Skipping all pictures, set down the lines of the listing from the first through the one with "W, H = 433, 401".

Plotting code records:
(begin)
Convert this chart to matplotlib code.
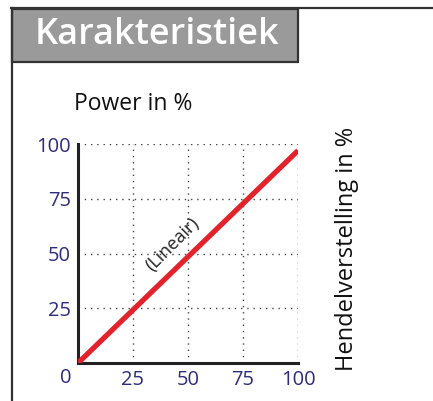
import matplotlib.pyplot as plt
from matplotlib.patches import Rectangle
from matplotlib.lines import Line2D

# data
hendel = [0, 100]
power = [0, 97]
ticks = [25, 50, 75, 100]
tick_labels = ['25', '50', '75', '100']

plt.rcParams['font.family'] = ['Open Sans', 'DejaVu Sans']
navy = '#2e2c7c'

fig = plt.figure(figsize=(4.33, 4.01), dpi=100)
W, H = 433, 401

# frame lines and title box
fig.add_artist(Line2D([11 / W, 1], [1 - 8 / H, 1 - 8 / H], color='#333333', lw=1.6))
fig.add_artist(Line2D([12 / W, 12 / W], [0, 1 - 8 / H], color='#333333', lw=1.6))
fig.add_artist(Rectangle((12 / W, 1 - 62 / H), 286 / W, 53 / H,
                         facecolor='#9a9a9a', edgecolor='#333333', lw=1.6))
fig.text(157 / W, 1 - 35 / H, 'Karakteristiek', color='white', fontsize=26,
         fontweight='semibold', ha='center', va='center')

ax = fig.add_axes([78 / W, 1 - 363 / H, 220 / W, 219 / H])
ax.plot(hendel, power, color='#e3232b', lw=3.8, solid_capstyle='butt', zorder=3)
ax.set_xlim(0, 100)
ax.set_ylim(0, 100)
ax.set_xticks(ticks)
ax.set_xticklabels(tick_labels)
ax.set_yticks(ticks)
ax.set_yticklabels(tick_labels)
ax.tick_params(length=0, labelsize=14.5, labelcolor=navy, pad=5)
ax.grid(True, linestyle=(0, (1, 3.5)), color='#444444', lw=1.0)
for s in ['top', 'right']:
    ax.spines[s].set_visible(False)
for s in ['left', 'bottom']:
    ax.spines[s].set_linewidth(2.2)
    ax.spines[s].set_color('#222222')
ax.text(-3, -2.5, '0', transform=ax.transData, ha='right', va='top',
        color=navy, fontsize=14.5, clip_on=False)

ax.text(43, 54, '(Lineair)', rotation=45, ha='center', va='center',
        fontsize=13, color='#222222')

fig.text(133 / W, 1 - 104 / H, 'Power in %', ha='center', va='center',
         fontsize=16.5, color='#111111')
fig.text(347 / W, 1 - 249 / H, 'Hendelverstelling in %', ha='center', va='center',
         rotation=90, fontsize=17, color='#111111')

fig.savefig('out.png', dpi=100)
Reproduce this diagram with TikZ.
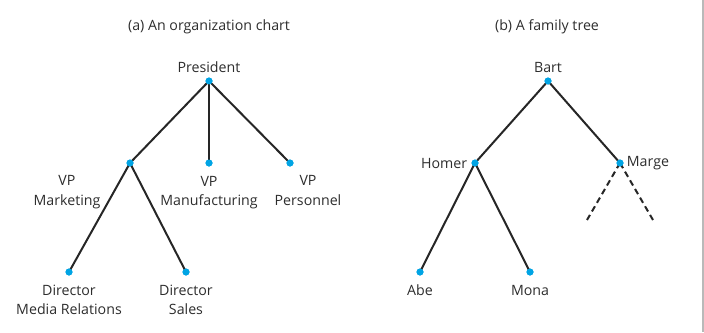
(end)
[REPLY]
Convert this chart to matplotlib code.
import matplotlib.pyplot as plt
from matplotlib.patches import Rectangle
from matplotlib.lines import Line2D

# data
hendel = [0, 100]
power = [0, 97]
ticks = [25, 50, 75, 100]
tick_labels = ['25', '50', '75', '100']

plt.rcParams['font.family'] = ['Open Sans', 'DejaVu Sans']
navy = '#2e2c7c'

fig = plt.figure(figsize=(4.33, 4.01), dpi=100)
W, H = 433, 401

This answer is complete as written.